I’m from India – the southern part, a state called Kerala. Christians in Kerala have been there for centuries living among the Hindus. St. Thomas the apostle came there in the first century and there’s been Christianity ever since.
Kerala also has the highest concentration of Catholics in India. There are four million Catholics there – a church every three miles.
Tell us about your family.
I have three brothers and two sisters. My Dad passed away two years ago, but my mom is still there in Kerala. My younger brother is a priest in India as well. Right now he’s in Rome doing higher studies. He will finish this year.
How did you know you wanted to become a priest?
My family was very involved in the church, especially my father and grandfather. We had family prayer every day, and our faith was strong. I was an altar server at mass three to four days a week. Our family was close to all the priests in the parish and they made friendly visits to my family more often. I liked my priests and the things they did in the parish especially helping people in need and the impact they made in the lives of many was really inspiring. All this helped shape my interest in the priesthood.
Where have you served as a priest?
I was ordained in 2004 and served for two years in India. Then I was in New Zealand for 10 years, working on the North Island, in different parishes and schools there. Then I came to Kentucky last year (2017), and worked at St. Bernadette.

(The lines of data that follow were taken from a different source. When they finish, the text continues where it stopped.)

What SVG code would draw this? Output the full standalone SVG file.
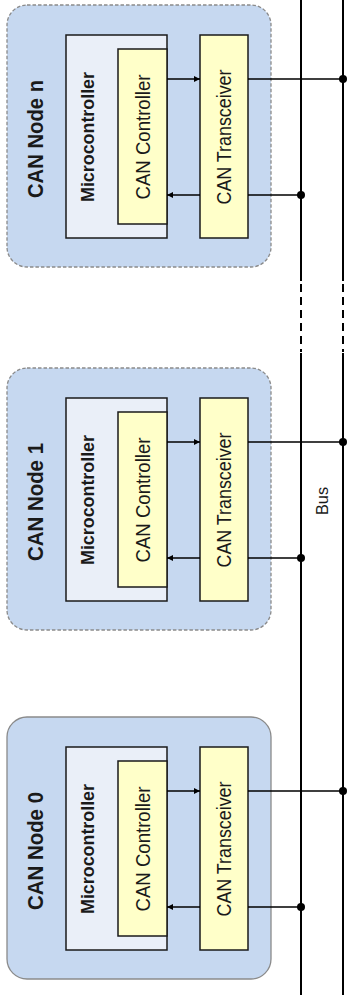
<svg xmlns="http://www.w3.org/2000/svg" width="348" height="1006" viewBox="0 0 348 1006">
<style>
.outer{fill:#c6d8f0;stroke:#8a8a8a;stroke-width:1.3}
.dash{stroke-dasharray:3.5,2}
.mcu{fill:#eaeff8;stroke:#1a1a1a;stroke-width:1.5}
.box{fill:#ffffc9;stroke:#1a1a1a;stroke-width:1.5}
.t{font-family:"Liberation Sans",Arial,sans-serif;fill:#1a1a1a;text-anchor:middle}
.b{font-weight:bold}
.w{stroke:#000;stroke-width:1.3;fill:none}
.bus{stroke:#000;stroke-width:2;fill:none}
</style>
<defs>
<marker id="ah" viewBox="0 0 10 10" refX="10" refY="5" markerWidth="6" markerHeight="6" orient="auto" markerUnits="userSpaceOnUse">
<path d="M0,0 L10,5 L0,10 z" fill="#000"/>
</marker>
</defs>

<g id="node-n">
<rect class="outer dash" x="7" y="5" width="264" height="262" rx="20"/>
<rect class="mcu" x="66" y="35" width="101" height="203"/>
<rect class="box" x="118" y="49" width="49" height="175"/>
<rect class="box" x="200" y="35" width="48" height="203"/>
<text class="t b" font-size="21.5" textLength="118" lengthAdjust="spacingAndGlyphs" transform="translate(42.5,139) rotate(-90)">CAN Node n</text>
<text class="t b" font-size="19" textLength="130" lengthAdjust="spacingAndGlyphs" transform="translate(94,137) rotate(-90)">Microcontroller</text>
<text class="t" font-size="20" textLength="125" lengthAdjust="spacingAndGlyphs" transform="translate(150,137) rotate(-90)">CAN Controller</text>
<text class="t" font-size="20" textLength="135" lengthAdjust="spacingAndGlyphs" transform="translate(231,137) rotate(-90)">CAN Transceiver</text>
</g>

<g id="node-1">
<rect class="outer dash" x="7" y="368" width="264" height="262" rx="20"/>
<rect class="mcu" x="66" y="398" width="101" height="203"/>
<rect class="box" x="118" y="412" width="49" height="175"/>
<rect class="box" x="200" y="398" width="48" height="203"/>
<text class="t b" font-size="21.5" textLength="118" lengthAdjust="spacingAndGlyphs" transform="translate(42.5,502) rotate(-90)">CAN Node 1</text>
<text class="t b" font-size="19" textLength="130" lengthAdjust="spacingAndGlyphs" transform="translate(94,500) rotate(-90)">Microcontroller</text>
<text class="t" font-size="20" textLength="125" lengthAdjust="spacingAndGlyphs" transform="translate(150,500) rotate(-90)">CAN Controller</text>
<text class="t" font-size="20" textLength="135" lengthAdjust="spacingAndGlyphs" transform="translate(231,500) rotate(-90)">CAN Transceiver</text>
</g>

<g id="node-0">
<rect class="outer" x="7" y="717" width="264" height="262" rx="20"/>
<rect class="mcu" x="66" y="747" width="101" height="203"/>
<rect class="box" x="118" y="761" width="49" height="175"/>
<rect class="box" x="200" y="747" width="48" height="203"/>
<text class="t b" font-size="21.5" textLength="118" lengthAdjust="spacingAndGlyphs" transform="translate(42.5,851) rotate(-90)">CAN Node 0</text>
<text class="t b" font-size="19" textLength="130" lengthAdjust="spacingAndGlyphs" transform="translate(94,849) rotate(-90)">Microcontroller</text>
<text class="t" font-size="20" textLength="125" lengthAdjust="spacingAndGlyphs" transform="translate(150,849) rotate(-90)">CAN Controller</text>
<text class="t" font-size="20" textLength="135" lengthAdjust="spacingAndGlyphs" transform="translate(231,849) rotate(-90)">CAN Transceiver</text>
</g>

<g id="bus">
<path class="bus" d="M301,0 V281 M301,353 V995 M343,0 V281 M343,353 V995"/>
<path class="bus" stroke-dasharray="8,5" d="M301,284 V352 M343,284 V352"/>
<text class="t" font-size="16" textLength="28" lengthAdjust="spacingAndGlyphs" transform="translate(327.5,501) rotate(-90)">Bus</text>
</g>

<g id="connectors">
<path class="w" marker-end="url(#ah)" d="M167,79 H200"/>
<path class="w" marker-end="url(#ah)" d="M200,195 H167"/>
<path class="w" d="M248,79 H343 M248,195 H301"/>
<path class="w" marker-end="url(#ah)" d="M167,442 H200"/>
<path class="w" marker-end="url(#ah)" d="M200,558 H167"/>
<path class="w" d="M248,442 H343 M248,558 H301"/>
<path class="w" marker-end="url(#ah)" d="M167,791 H200"/>
<path class="w" marker-end="url(#ah)" d="M200,907 H167"/>
<path class="w" d="M248,791 H343 M248,907 H301"/>
<g fill="#000">
<circle cx="343" cy="79" r="4"/>
<circle cx="301" cy="195" r="4"/>
<circle cx="343" cy="442" r="4"/>
<circle cx="301" cy="558" r="4"/>
<circle cx="343" cy="791" r="4"/>
<circle cx="301" cy="907" r="4"/>
</g>
</g>
</svg>
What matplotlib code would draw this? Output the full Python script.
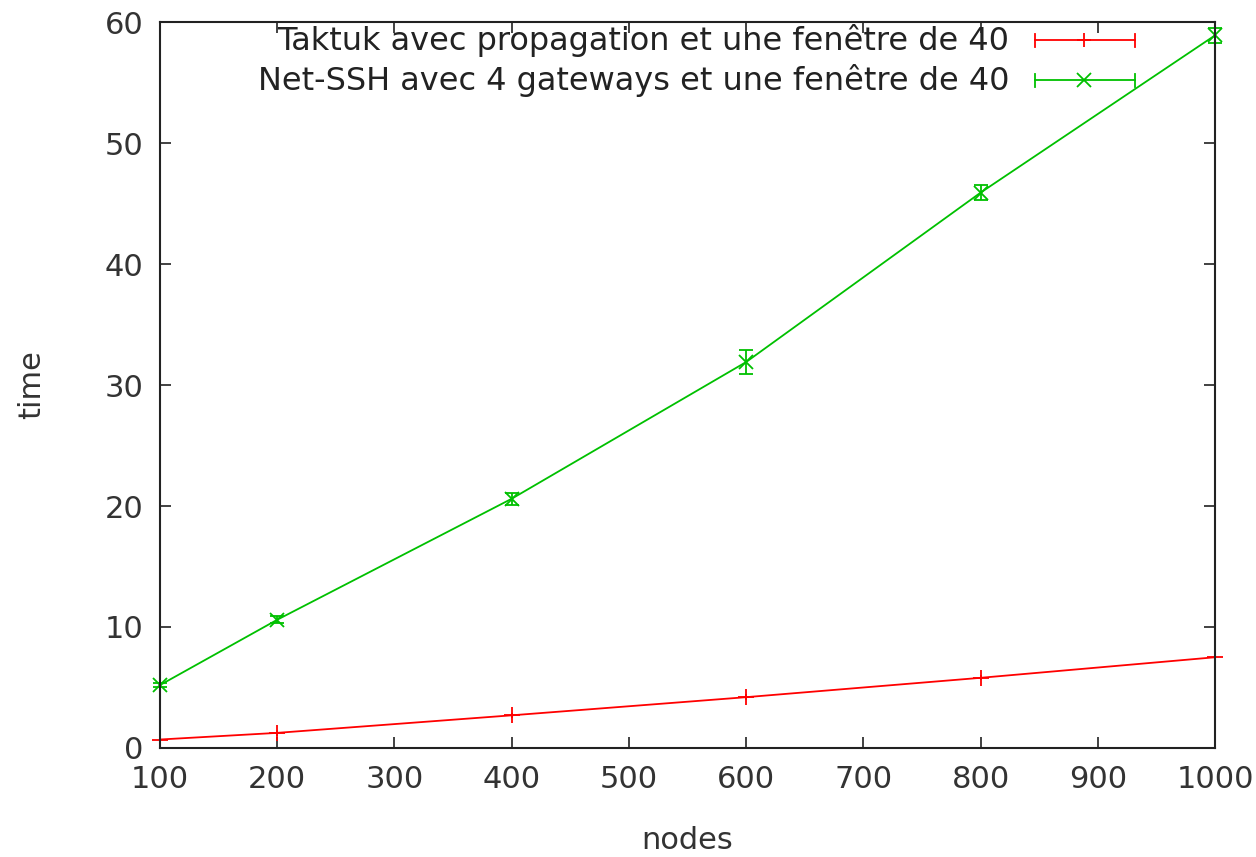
import matplotlib.pyplot as plt

# données
nodes = [100, 200, 400, 600, 800, 1000]
taktuk = [0.7, 1.25, 2.7, 4.2, 5.8, 7.5]
taktuk_err = [0.1, 0.25, 0.2, 0.25, 0.2, 0.2]
netssh = [5.2, 10.6, 20.6, 31.9, 45.9, 58.9]
netssh_err = [0.2, 0.3, 0.5, 1.0, 0.6, 0.6]

labels = ["Taktuk avec propagation et une fenêtre de 40",
          "Net-SSH avec 4 gateways et une fenêtre de 40"]
red = "#ff0000"
green = "#00c000"
txt = '#333333'

plt.rcParams['font.family'] = ['DejaVu Sans']
fig = plt.figure(figsize=(12.56, 8.57), dpi=100)
ax = fig.add_axes([0.1274, 0.1272, 0.84, 0.8471])

ax.plot(nodes, taktuk, color=red, lw=1.3)
eb1 = ax.errorbar(nodes, taktuk, yerr=taktuk_err, fmt='+', color=red, ms=12,
                  mew=1.3, elinewidth=1.3, capsize=0)
ax.plot(nodes, netssh, color=green, lw=1.3)
eb2 = ax.errorbar(nodes, netssh, yerr=netssh_err, fmt='x', color=green, ms=10,
                  mew=1.3, elinewidth=1.3, capsize=5, capthick=1.3)
for eb in [eb1, eb2]:
    for art in eb.get_children():
        art.set_clip_on(False)

ax.set_xlim(100, 1000)
ax.set_ylim(0, 60)
ax.set_xticks(range(100, 1001, 100))
ax.set_yticks(range(0, 61, 10))
ax.tick_params(direction='in', top=True, right=True, length=8, width=1.3,
               labelsize=22, pad=12, colors=txt)
for s in ax.spines.values():
    s.set_linewidth(1.5)
    s.set_color('#222222')
ax.set_xlabel("nodes", fontsize=22, labelpad=23, color=txt)
ax.set_ylabel("time", fontsize=22, labelpad=42, color=txt)

# légende à la gnuplot
for i, (lab, col, mk) in enumerate(zip(labels, [red, green], ['+', 'x'])):
    y = 0.975 - i * 0.055
    ax.text(0.805, y, lab, transform=ax.transAxes, ha='right', va='center',
            fontsize=23, color='#222222')
    ax.plot([0.829, 0.924], [y, y], transform=ax.transAxes, color=col, lw=1.3,
            clip_on=False)
    for xc in [0.829, 0.924]:
        ax.plot([xc, xc], [y - 0.009, y + 0.009], transform=ax.transAxes,
                color=col, lw=1.3, clip_on=False)
    ax.plot([0.876], [y], transform=ax.transAxes, marker=mk, color=col,
            ms=10, mew=1.3, clip_on=False)

fig.savefig("out.png", dpi=100)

You’ve lived all over – how has your journey shaped you and what can we learn from other cultures around the world?
I’m from a country with several different cultures, languages and religions, so I grew up in a diverse place, before I ever left home. Still, a lot of my formation came from travelling to different places and experiencing other cultures, traditions and faith backgrounds.
In every culture we can observe unique values and insights which another culture may lack. Such as some cultures show great respect for the elders, and from another culture I learned how the community really helped the grieving process.

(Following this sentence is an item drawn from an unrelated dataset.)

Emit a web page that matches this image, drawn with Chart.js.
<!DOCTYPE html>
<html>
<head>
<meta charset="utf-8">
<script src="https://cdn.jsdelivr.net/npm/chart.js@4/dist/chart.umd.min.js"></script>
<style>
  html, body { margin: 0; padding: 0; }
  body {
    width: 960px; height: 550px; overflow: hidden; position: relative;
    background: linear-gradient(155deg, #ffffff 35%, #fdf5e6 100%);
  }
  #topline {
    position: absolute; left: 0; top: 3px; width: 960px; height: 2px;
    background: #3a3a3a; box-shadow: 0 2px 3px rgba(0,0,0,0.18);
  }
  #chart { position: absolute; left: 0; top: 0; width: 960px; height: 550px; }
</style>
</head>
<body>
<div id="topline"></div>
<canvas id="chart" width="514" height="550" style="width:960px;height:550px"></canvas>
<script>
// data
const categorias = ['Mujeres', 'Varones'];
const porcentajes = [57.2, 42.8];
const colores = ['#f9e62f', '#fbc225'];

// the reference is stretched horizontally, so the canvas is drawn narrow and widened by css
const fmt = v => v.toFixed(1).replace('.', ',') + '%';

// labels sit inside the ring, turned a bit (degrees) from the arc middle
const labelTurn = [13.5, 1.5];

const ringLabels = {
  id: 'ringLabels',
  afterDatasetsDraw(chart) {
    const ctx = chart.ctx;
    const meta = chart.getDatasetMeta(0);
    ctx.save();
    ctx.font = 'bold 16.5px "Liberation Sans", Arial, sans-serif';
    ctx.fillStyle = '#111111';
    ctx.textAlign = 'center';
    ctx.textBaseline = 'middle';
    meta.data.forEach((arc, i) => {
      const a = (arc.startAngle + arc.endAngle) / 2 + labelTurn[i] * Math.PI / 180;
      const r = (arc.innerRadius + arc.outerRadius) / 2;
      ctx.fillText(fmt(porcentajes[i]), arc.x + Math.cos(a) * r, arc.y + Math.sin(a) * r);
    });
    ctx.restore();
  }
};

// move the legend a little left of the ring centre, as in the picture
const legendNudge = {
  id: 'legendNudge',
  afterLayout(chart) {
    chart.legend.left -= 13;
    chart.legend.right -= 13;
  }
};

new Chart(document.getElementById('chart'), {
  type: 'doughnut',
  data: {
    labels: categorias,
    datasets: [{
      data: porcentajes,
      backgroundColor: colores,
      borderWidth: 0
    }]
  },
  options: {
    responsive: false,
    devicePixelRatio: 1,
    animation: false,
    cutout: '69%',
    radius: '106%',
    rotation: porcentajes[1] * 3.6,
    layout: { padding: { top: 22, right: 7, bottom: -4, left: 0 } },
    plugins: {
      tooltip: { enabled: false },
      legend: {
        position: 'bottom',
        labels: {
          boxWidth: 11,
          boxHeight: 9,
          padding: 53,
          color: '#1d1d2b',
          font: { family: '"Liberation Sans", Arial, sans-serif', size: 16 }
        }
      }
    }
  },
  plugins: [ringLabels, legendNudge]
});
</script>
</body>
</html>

For example, the traditions of the indigenous people in New Zealand after the death of a loved one. Their grieving process involves long days of mourning together as a community. When someone dies in the tribe, the deceased will be brought to the community’s meeting place. People spend time together with the grieving family, they talk, eat, sing, pray together and share stories of the deceased. This is really therapeutic to the grieving family. They know that they are not alone in their loss. Their whole community is with them, which gives them strength and peace in the difficult time.
I learned many other things which I use time to time in my homilies.
What’s your impression of St. Martha so far?
St. Martha is a super active parish, very vibrant. People are very generous – you can tell they want the parish to thrive. Many people seem to know each other well.
People are prayerful and I am glad to see people come early to mass and praying quietly in the church.
St. Martha is a welcoming community and people are friendly and I really feel at home here.
What is your vision for the parish?
What I’d like to see is everybody trying to have that personal encounter with Jesus. That’s what Pope Francis is inviting all Catholics to do – to have a deeper relationship with Jesus. Unless we have a closer relationship with Jesus, we cannot be a disciple of Christ.
I would like to offer more faith formation classes so that our parishioners would be better informed about our faith and would help them become an intentional disciple of Jesus Christ.
What would you like for St. Martha parishioners and students to know about you?
I would like them to know that this is my family now, so I love everybody and I want to get to know every one more personally; “A good shepherd know his sheep well”. I am a good listener and ready to listen to their stories, their dreams, their aspirations, their struggles.
What do you like to do for fun?
I like to listen to music, and I like gardening, cycling, and photography.